What is required: Copy exactly the lines that run from the top of the listing to the line containing "0.05, 0.05, 0.05];", both ends included, and omit the pictures.

Dataset content:

---*---

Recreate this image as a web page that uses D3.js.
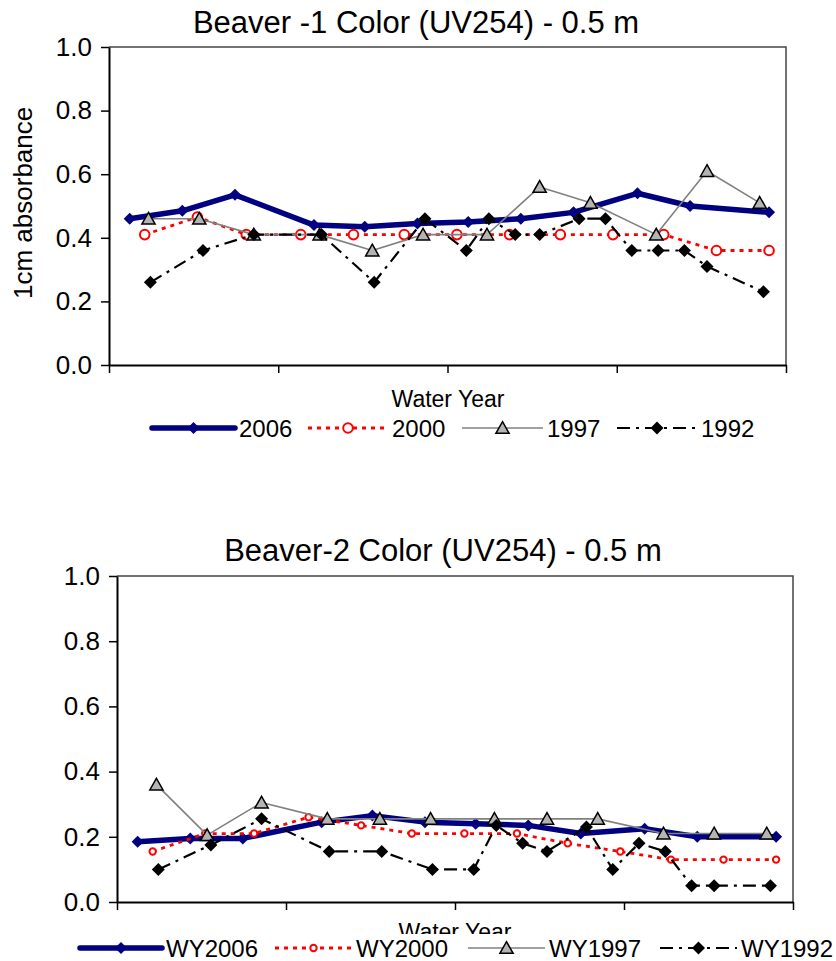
<!DOCTYPE html>
<html>
<head>
<meta charset="utf-8">
<script src="https://cdn.jsdelivr.net/npm/d3@7"></script>
<style>
  body { margin: 0; background: #fff; }
  svg { display: block; }
  text { font-family: "Liberation Sans", Arial, sans-serif; fill: #000; }
</style>
</head>
<body>
<svg id="chart" width="836" height="961"></svg>
<script>
// Sampling day within the water year (day 0 = October 1)
const days2006 = [11, 39, 67, 109, 136, 164, 191, 219, 247, 281, 309, 351];
const days2000 = [19, 47, 73, 102, 130, 157, 185, 213, 240, 268, 295, 323, 351];
const days1997 = [21, 48, 77, 112, 140, 167, 201, 229, 256, 291, 318, 346];
const days1992 = [22, 50, 77, 113, 141, 168, 190, 202, 216, 229, 250, 264, 278, 292, 306, 318, 348];

// Beaver-1, 0.5 m, UV254 (1 cm absorbance)
const beaver1_2006 = [0.46, 0.485, 0.535, 0.44, 0.435, 0.445, 0.45, 0.46, 0.48, 0.54, 0.50, 0.48];
const beaver1_2000 = [0.41, 0.465, 0.41, 0.41, 0.41, 0.41, 0.41, 0.41, 0.41, 0.41, 0.41, 0.36, 0.36];
const beaver1_1997 = [0.46, 0.46, 0.41, 0.41, 0.36, 0.41, 0.41, 0.56, 0.51, 0.41, 0.61, 0.51];
const beaver1_1992 = [0.26, 0.36, 0.41, 0.41, 0.26, 0.46, 0.36, 0.46, 0.41, 0.41, 0.46, 0.46, 0.36, 0.36, 0.36, 0.31, 0.23];

// Beaver-2, 0.5 m, UV254
const beaver2_2006 = [0.185, 0.195, 0.195, 0.245, 0.265, 0.245, 0.24, 0.235, 0.21, 0.225, 0.20, 0.20];
const beaver2_2000 = [0.155, 0.21, 0.21, 0.26, 0.235, 0.21, 0.21, 0.21, 0.18, 0.155, 0.13, 0.13, 0.13];
const beaver2_1997 = [0.36, 0.205, 0.305, 0.255, 0.255, 0.255, 0.255, 0.255, 0.255, 0.21, 0.21, 0.21];
const beaver2_1992 = [0.10, 0.175, 0.255, 0.155, 0.155, 0.10, 0.10, 0.235, 0.18, 0.155, 0.23, 0.10, 0.18, 0.155, 0.05, 0.05, 0.05];

const legend1Labels = ["2006", "2000", "1997", "1992"];
const legend2Labels = ["WY2006", "WY2000", "WY1997", "WY1992"];
const yTickValues = [0, 0.2, 0.4, 0.6, 0.8, 1.0];
const xTickValues = [0, 90, 180, 270, 360];

const svg = d3.select("#chart");
const FONT = '"Liberation Sans", Arial, sans-serif';

// Marker shapes
const diamondPath = h => `M0,${-h}L${h},0L0,${h}L${-h},0Z`;
const trianglePath = s => `M0,${-s}L${s * 1.05},${s * 0.85}L${-s * 1.05},${s * 0.85}Z`;

function styles(circleR) {
  return [
    { key: "2006", stroke: "#000080", width: 5.5, dash: null,
      marker: g => g.append("path").attr("d", diamondPath(6)).attr("fill", "#000080") },
    { key: "2000", stroke: "#ff0000", width: 2.8, dash: "4,5",
      marker: g => g.append("circle").attr("r", circleR).attr("fill", "#fff")
                   .attr("stroke", "#ff0000").attr("stroke-width", 2) },
    { key: "1997", stroke: "#808080", width: 1.6, dash: null,
      marker: g => g.append("path").attr("d", trianglePath(6.3)).attr("fill", "#b4b4b4")
                   .attr("stroke", "#000").attr("stroke-width", 1.5) },
    { key: "1992", stroke: "#000", width: 2.2, dash: "13,6,3,6",
      marker: g => g.append("path").attr("d", diamondPath(6.5)).attr("fill", "#000") }
  ];
}

function drawPanel(p) {
  const x = d3.scaleLinear().domain([0, 360]).range([p.left, p.right]);
  const y = d3.scaleLinear().domain([0, 1]).range([p.bottom, p.top]);
  const g = svg.append("g");

  // title
  g.append("text").attr("x", p.titleX).attr("y", p.titleY)
    .attr("text-anchor", "middle").style("font-size", "31px").text(p.title);

  // plot frame (top and right)
  g.append("path")
    .attr("d", `M${p.left},${p.top}H${p.right}V${p.bottom}`)
    .attr("fill", "none").attr("stroke", "#444").attr("stroke-width", 1.5);

  // y axis
  const ya = g.append("g").attr("transform", `translate(${p.left},0)`)
    .call(d3.axisLeft(y).tickValues(yTickValues).tickFormat(d3.format(".1f"))
      .tickSize(8).tickSizeOuter(0).tickPadding(9));
  ya.select(".domain").attr("stroke", "#000").attr("stroke-width", 2);
  ya.selectAll(".tick line").attr("stroke", "#000").attr("stroke-width", 1.5);
  ya.selectAll(".tick text").style("font-size", "26px").style("font-family", FONT).attr("fill", "#000");

  // x axis (unlabelled ticks)
  const xa = g.append("g").attr("transform", `translate(0,${p.bottom})`)
    .call(d3.axisBottom(x).tickValues(xTickValues).tickFormat("").tickSize(8).tickSizeOuter(0));
  xa.select(".domain").attr("stroke", "#000").attr("stroke-width", 2);
  xa.selectAll(".tick line").attr("stroke", "#000").attr("stroke-width", 1.5);

  // y axis title
  const clipId = "clip-" + p.id;
  svg.append("clipPath").attr("id", clipId).append("rect")
    .attr("x", 0).attr("y", p.yLabelClipTop).attr("width", 60).attr("height", 400);
  g.append("g").attr("clip-path", `url(#${clipId})`)
    .append("text")
    .attr("transform", `translate(${p.yLabelX},${p.yLabelY}) rotate(-90)`)
    .attr("text-anchor", p.yLabelAnchor).style("font-size", p.yLabelSize)
    .text(p.yLabel);

  // x axis title
  g.append("text").attr("x", p.xTitleX).attr("y", p.xTitleY)
    .attr("text-anchor", "middle").style("font-size", "23px").text("Water Year");

  // series
  const st = styles(p.circleR);
  const line = d3.line().x(d => x(d.day)).y(d => y(d.v));
  p.series.forEach((s, i) => {
    const pts = s.days.map((d, k) => ({ day: d, v: s.values[k] }));
    const sty = st[i];
    g.append("path").datum(pts).attr("d", line)
      .attr("fill", "none").attr("stroke", sty.stroke).attr("stroke-width", sty.width)
      .attr("stroke-dasharray", sty.dash).attr("stroke-linejoin", "round");
    pts.forEach(pt => {
      const m = g.append("g").attr("transform", `translate(${x(pt.day)},${y(pt.v)})`);
      sty.marker(m);
    });
  });

  // legend
  const lg = g.append("g");
  if (p.legendBox) {
    lg.append("rect").attr("x", p.legendBox[0]).attr("y", p.legendBox[1])
      .attr("width", p.legendBox[2]).attr("height", p.legendBox[3]).attr("fill", "#fff");
  }
  p.legendLabels.forEach((lab, i) => {
    const sty = st[i];
    const x0 = p.legendX[i];
    const len = p.sampleLen[i];
    const cy = p.legendY;
    lg.append("line").attr("x1", x0).attr("x2", x0 + len).attr("y1", cy).attr("y2", cy)
      .attr("stroke", sty.stroke).attr("stroke-width", sty.width)
      .attr("stroke-dasharray", sty.dash).attr("stroke-linecap", i === 0 ? "round" : "butt");
    const m = lg.append("g").attr("transform", `translate(${x0 + len / 2},${cy})`);
    sty.marker(m);
    lg.append("text").attr("x", x0 + len + 4).attr("y", cy + 9)
      .style("font-size", "24px").text(lab);
  });
}

drawPanel({
  id: "b1", left: 109, right: 786, top: 47, bottom: 365,
  title: "Beaver -1 Color (UV254) - 0.5 m", titleX: 416, titleY: 33,
  yLabel: "1cm absorbance", yLabelX: 32, yLabelY: 299, yLabelAnchor: "start",
  yLabelSize: "26px", yLabelClipTop: 108,
  xTitleX: 448, xTitleY: 407,
  circleR: 4.8,
  series: [
    { days: days2006, values: beaver1_2006 },
    { days: days2000, values: beaver1_2000 },
    { days: days1997, values: beaver1_1997 },
    { days: days1992, values: beaver1_1992 }
  ],
  legendLabels: legend1Labels, legendX: [152, 308, 462, 617], legendY: 428,
  sampleLen: [83, 80, 81, 80],
  legendBox: null
});

drawPanel({
  id: "b2", left: 117, right: 793, top: 576, bottom: 902,
  title: "Beaver-2 Color (UV254) - 0.5 m", titleX: 443, titleY: 561,
  yLabel: "ug/L", yLabelX: 44, yLabelY: 747, yLabelAnchor: "middle",
  yLabelSize: "22px", yLabelClipTop: 0,
  xTitleX: 455, xTitleY: 940,
  circleR: 3.2,
  series: [
    { days: days2006, values: beaver2_2006 },
    { days: days2000, values: beaver2_2000 },
    { days: days1997, values: beaver2_1997 },
    { days: days1992, values: beaver2_1992 }
  ],
  legendLabels: legend2Labels, legendX: [80, 275, 468, 660], legendY: 948,
  sampleLen: [82, 77, 77, 77],
  legendBox: [70, 934, 766, 27]
});
</script>
</body>
</html>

---*---

Final answer:
Recreate this image as a web page that uses D3.js.
<!DOCTYPE html>
<html>
<head>
<meta charset="utf-8">
<script src="https://cdn.jsdelivr.net/npm/d3@7"></script>
<style>
  body { margin: 0; background: #fff; }
  svg { display: block; }
  text { font-family: "Liberation Sans", Arial, sans-serif; fill: #000; }
</style>
</head>
<body>
<svg id="chart" width="836" height="961"></svg>
<script>
// Sampling day within the water year (day 0 = October 1)
const days2006 = [11, 39, 67, 109, 136, 164, 191, 219, 247, 281, 309, 351];
const days2000 = [19, 47, 73, 102, 130, 157, 185, 213, 240, 268, 295, 323, 351];
const days1997 = [21, 48, 77, 112, 140, 167, 201, 229, 256, 291, 318, 346];
const days1992 = [22, 50, 77, 113, 141, 168, 190, 202, 216, 229, 250, 264, 278, 292, 306, 318, 348];

// Beaver-1, 0.5 m, UV254 (1 cm absorbance)
const beaver1_2006 = [0.46, 0.485, 0.535, 0.44, 0.435, 0.445, 0.45, 0.46, 0.48, 0.54, 0.50, 0.48];
const beaver1_2000 = [0.41, 0.465, 0.41, 0.41, 0.41, 0.41, 0.41, 0.41, 0.41, 0.41, 0.41, 0.36, 0.36];
const beaver1_1997 = [0.46, 0.46, 0.41, 0.41, 0.36, 0.41, 0.41, 0.56, 0.51, 0.41, 0.61, 0.51];
const beaver1_1992 = [0.26, 0.36, 0.41, 0.41, 0.26, 0.46, 0.36, 0.46, 0.41, 0.41, 0.46, 0.46, 0.36, 0.36, 0.36, 0.31, 0.23];

// Beaver-2, 0.5 m, UV254
const beaver2_2006 = [0.185, 0.195, 0.195, 0.245, 0.265, 0.245, 0.24, 0.235, 0.21, 0.225, 0.20, 0.20];
const beaver2_2000 = [0.155, 0.21, 0.21, 0.26, 0.235, 0.21, 0.21, 0.21, 0.18, 0.155, 0.13, 0.13, 0.13];
const beaver2_1997 = [0.36, 0.205, 0.305, 0.255, 0.255, 0.255, 0.255, 0.255, 0.255, 0.21, 0.21, 0.21];
const beaver2_1992 = [0.10, 0.175, 0.255, 0.155, 0.155, 0.10, 0.10, 0.235, 0.18, 0.155, 0.23, 0.10, 0.18, 0.155, 0.05, 0.05, 0.05];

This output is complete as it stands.